Description of the task:
Exactly retype the lines from the one containing "Give me the TikZ source for this diagram." through the one containing "width=61pt,minimum height=84pt] (bt18)"; both ends count, pictures do not.

[Plotting code records]
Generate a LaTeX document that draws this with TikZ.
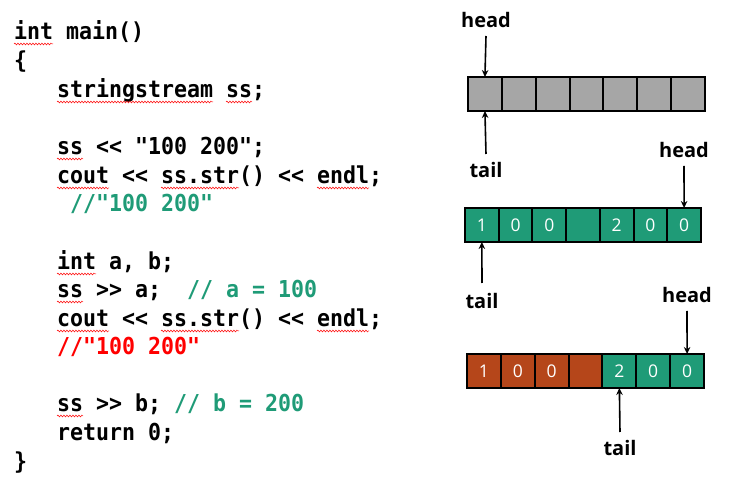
\documentclass[tikz,border=0pt]{standalone}
\usepackage{fontspec}
\setmonofont{DejaVu Sans Mono}
\newfontfamily\lblfont{Open Sans}
\usetikzlibrary{arrows.meta,decorations.pathmorphing}
\definecolor{cgreen}{HTML}{1F9B77}
\definecolor{corange}{HTML}{B5461A}
\definecolor{cgray}{HTML}{A6A6A6}
\definecolor{cred}{HTML}{FF0000}
\tikzset{
  codeline/.style={anchor=base west,inner sep=0pt,outer sep=0pt,yscale=1.08,font=\fontsize{21.6}{28}\selectfont\ttfamily\bfseries},
  squig/.style={draw=red,line width=0.5pt,decorate,decoration={snake,amplitude=0.9pt,segment length=3pt}},
  cell/.style={draw=black,line width=2pt,inner sep=0pt,outer sep=0pt,anchor=north west,text=white,
     minimum height=34pt,font=\fontsize{17.5}{18}\selectfont\lblfont},
  lbl/.style={inner sep=0pt,font=\fontsize{20}{22}\selectfont\lblfont\bfseries},
  arr/.style={line width=1.6pt,-{Stealth[length=7pt,width=6.5pt]}},
}
\begin{document}
\begin{tikzpicture}[x=1pt,y=-1pt]
\useasboundingbox (0,0) rectangle (740,497);
% code
\node[codeline] (l1) at (14,40) {int main()};
\node[codeline] (l2) at (14,69) {\{};
\node[codeline] (l3) at (57,98) {stringstream ss;};
\node[codeline] (l4) at (57,155) {ss << "100 200";};
\node[codeline] (l5) at (57,184) {cout << ss.str() << endl;};
\node[codeline,text=cgreen] (l6) at (70,212) {//"100 200"};
\node[codeline] (l7) at (57,270) {int a, b;};
\node[codeline] (l8) at (57,298) {ss >> a;\ \ \textcolor{cgreen}{// a = 100}};
\node[codeline] (l9) at (57,327) {cout << ss.str() << endl;};
\node[codeline,text=cred] (l10) at (57,355) {//"100 200"};
\node[codeline] (l11) at (57,412) {ss >> b; \textcolor{cgreen}{// b = 200}};
\node[codeline] (l12) at (57,441) {return 0;};
\node[codeline] (l13) at (14,469) {\}};
% spell-check squiggles
\foreach \y/\a/\b in {44/14/53, 102/57/213, 102/226/252, 159/57/83, 188/57/109, 188/161/239, 188/317/369,
  274/57/96, 302/57/83, 331/57/109, 331/161/239, 331/317/369, 416/57/83}
  \draw[squig] (\a,\y) -- (\b,\y);
% array 1
\foreach \i in {1,...,7}
  \node[cell,fill=cgray,minimum width=33.86pt] (a\i) at ({468+(\i-1)*33.86},77) {};
% array 2
\foreach \i/\t in {1/1,2/0,3/0,4/,5/2,6/0,7/0}
  \node[cell,fill=cgreen,minimum width=33.71pt] (b\i) at ({465+(\i-1)*33.71},208) {\t};
% array 3
\foreach \i/\t/\c in {1/1/corange,2/0/corange,3/0/corange,4//corange,5/2/cgreen,6/0/cgreen,7/0/cgreen}
  \node[cell,fill=\c,minimum width=33.86pt] (c\i) at ({467+(\i-1)*33.86},354) {\t};
% labels and arrows
\node[lbl] (h1) at (486,20) {head};
\coordinate (h1s) at (486,36);
\draw[arr] (h1s) -- (a1.north);
\node[lbl] (t1) at (486,170) {tail};
\coordinate (t1s) at (486,154);
\draw[arr] (t1s) -- (a1.south);

\node[lbl] (h2) at (684,150) {head};
\coordinate (h2s) at (684,166);
\draw[arr] (h2s) -- (b7.north);
\node[lbl] (t2) at (482,301) {tail};
\coordinate (t2s) at (482,283);
\draw[arr] (t2s) -- (b1.south);

\node[lbl] (h3) at (687,295) {head};
\coordinate (h3s) at (687,311);
\draw[arr] (h3s) -- (c7.north);
\node[lbl] (t3) at (620,448) {tail};
\coordinate (t3s) at (620,432);
\draw[arr] (t3s) -- (c5.south);
\end{tikzpicture}
\end{document}
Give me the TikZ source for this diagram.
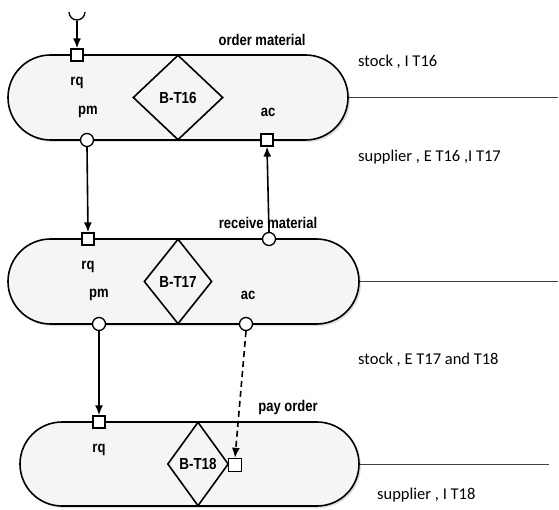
\documentclass[tikz,border=0pt]{standalone}
\usepackage{fontspec}
\newfontfamily\lblfont[FakeStretch=0.84]{Liberation Sans}
\newfontfamily\notefont{Carlito}
\usetikzlibrary{arrows.meta,positioning,calc,shapes.misc,shapes.geometric,shadows}

\tikzset{
  capsule/.style={rounded rectangle,draw,line width=1.6pt,fill=black!4,
    drop shadow={opacity=0.25,shadow xshift=2pt,shadow yshift=-2pt},
    minimum height=85pt,inner sep=0pt},
  bstep/.style={diamond,draw,line width=1.6pt,inner sep=0pt,
    font=\lblfont\bfseries\fontsize{16}{17}\selectfont},
  sqport/.style={rectangle,draw,line width=1.3pt,fill=white,
    minimum size=12pt,inner sep=0pt},
  ciport/.style={circle,draw,line width=1.3pt,fill=white,
    minimum size=13pt,inner sep=0pt},
  lbl/.style={font=\lblfont\bfseries\fontsize{15.5}{16}\selectfont,inner sep=0pt},
  note/.style={font=\notefont\fontsize{16.5}{18}\selectfont,anchor=west,inner sep=0pt},
  flow/.style={line width=1.6pt,-{Latex[length=10pt,width=8pt]}},
  tail/.style={line width=1pt,black!75}
}

\begin{document}
\begin{tikzpicture}[x=1pt,y=-1pt]
  \useasboundingbox (0,0) rectangle (559,510);
  % transaction capsules
  \node[capsule,minimum width=340pt] (cap1) at (178,97.5) {};
  \node[capsule,minimum width=351pt] (cap2) at (183.5,281.5) {};
  \node[capsule,minimum width=339pt,minimum height=84pt] (cap3) at (189.5,464) {};
  \coordinate (end1) at (558,97.5);
  \coordinate (end2) at (558,281.5);
  \coordinate (end3) at (549,464);
  \draw[tail] (cap1.east) -- (end1);
  \draw[tail] (cap2.east) -- (end2);
  \draw[tail] (cap3.east) -- (end3);

  % B-steps
  \node[bstep,minimum width=90pt,minimum height=85pt] (bt16) at (178,97.5) {B-T16};
  \node[bstep,minimum width=68pt,minimum height=85pt] (bt17) at (178,281.5) {B-T17};
  \node[bstep,minimum width=61pt,minimum height=84pt] (bt18) at (198,464) {B-T18};

  % ports
  \begin{scope}
    \clip (0,13) rectangle (559,510);
    \node[ciport,minimum size=16pt] (start) at (77,12) {};
  \end{scope}
  \node[sqport] (rq1) at (77,55) {};
  \node[ciport] (pm1) at (87,140) {};
  \node[sqport] (ac1) at (267,140) {};
  \node[sqport] (rq2) at (88,239) {};
  \node[ciport] (rm) at (269,239) {};
  \node[ciport] (pm2) at (99,324) {};
  \node[ciport] (ac2) at (246,324) {};
  \node[sqport] (rq3) at (99,422) {};
  \node[sqport,minimum size=13pt] (ac3) at (235,465) {};

  % port labels
  \node[lbl] (rqlbl1) at (77,83) {rq};
  \node[lbl] (pmlbl1) at (88,112) {pm};
  \node[lbl] (aclbl1) at (268,112) {ac};
  \node[lbl] (om) at (262,40) {order material};
  \node[lbl] (rqlbl2) at (88,267) {rq};
  \node[lbl] (pmlbl2) at (99,295) {pm};
  \node[lbl] (aclbl2) at (248,295) {ac};
  \node[lbl] (rmat) at (268,223) {receive material};
  \node[lbl] (rqlbl3) at (99,450) {rq};
  \node[lbl] (po) at (288,407) {pay order};

  % actor notes
  \node[note] (n1) at (358,62) {stock , I T16};
  \node[note] (n2) at (358,157) {supplier , E T16 ,I T17};
  \node[note] (n3) at (358,360) {stock , E T17 and T18};
  \node[note] (n4) at (377,495) {supplier , I T18};

  % links
  \draw[flow] (start.south) -- (rq1.north);
  \draw[flow] (pm1.south) -- (rq2.north);
  \draw[flow] (rm.north) -- (ac1.south);
  \draw[flow] (pm2.south) -- (rq3.north);
  \draw[flow,dashed,dash pattern=on 6pt off 4pt] (ac2.south) -- (ac3.north);
\end{tikzpicture}
\end{document}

Task result:
Give me the TikZ source for this diagram.
\documentclass[tikz,border=0pt]{standalone}
\usepackage{fontspec}
\newfontfamily\lblfont[FakeStretch=0.84]{Liberation Sans}
\newfontfamily\notefont{Carlito}
\usetikzlibrary{arrows.meta,positioning,calc,shapes.misc,shapes.geometric,shadows}

\tikzset{
  capsule/.style={rounded rectangle,draw,line width=1.6pt,fill=black!4,
    drop shadow={opacity=0.25,shadow xshift=2pt,shadow yshift=-2pt},
    minimum height=85pt,inner sep=0pt},
  bstep/.style={diamond,draw,line width=1.6pt,inner sep=0pt,
    font=\lblfont\bfseries\fontsize{16}{17}\selectfont},
  sqport/.style={rectangle,draw,line width=1.3pt,fill=white,
    minimum size=12pt,inner sep=0pt},
  ciport/.style={circle,draw,line width=1.3pt,fill=white,
    minimum size=13pt,inner sep=0pt},
  lbl/.style={font=\lblfont\bfseries\fontsize{15.5}{16}\selectfont,inner sep=0pt},
  note/.style={font=\notefont\fontsize{16.5}{18}\selectfont,anchor=west,inner sep=0pt},
  flow/.style={line width=1.6pt,-{Latex[length=10pt,width=8pt]}},
  tail/.style={line width=1pt,black!75}
}

\begin{document}
\begin{tikzpicture}[x=1pt,y=-1pt]
  \useasboundingbox (0,0) rectangle (559,510);
  % transaction capsules
  \node[capsule,minimum width=340pt] (cap1) at (178,97.5) {};
  \node[capsule,minimum width=351pt] (cap2) at (183.5,281.5) {};
  \node[capsule,minimum width=339pt,minimum height=84pt] (cap3) at (189.5,464) {};
  \coordinate (end1) at (558,97.5);
  \coordinate (end2) at (558,281.5);
  \coordinate (end3) at (549,464);
  \draw[tail] (cap1.east) -- (end1);
  \draw[tail] (cap2.east) -- (end2);
  \draw[tail] (cap3.east) -- (end3);

  % B-steps
  \node[bstep,minimum width=90pt,minimum height=85pt] (bt16) at (178,97.5) {B-T16};
  \node[bstep,minimum width=68pt,minimum height=85pt] (bt17) at (178,281.5) {B-T17};
  \node[bstep,minimum width=61pt,minimum height=84pt] (bt18) at (198,464) {B-T18};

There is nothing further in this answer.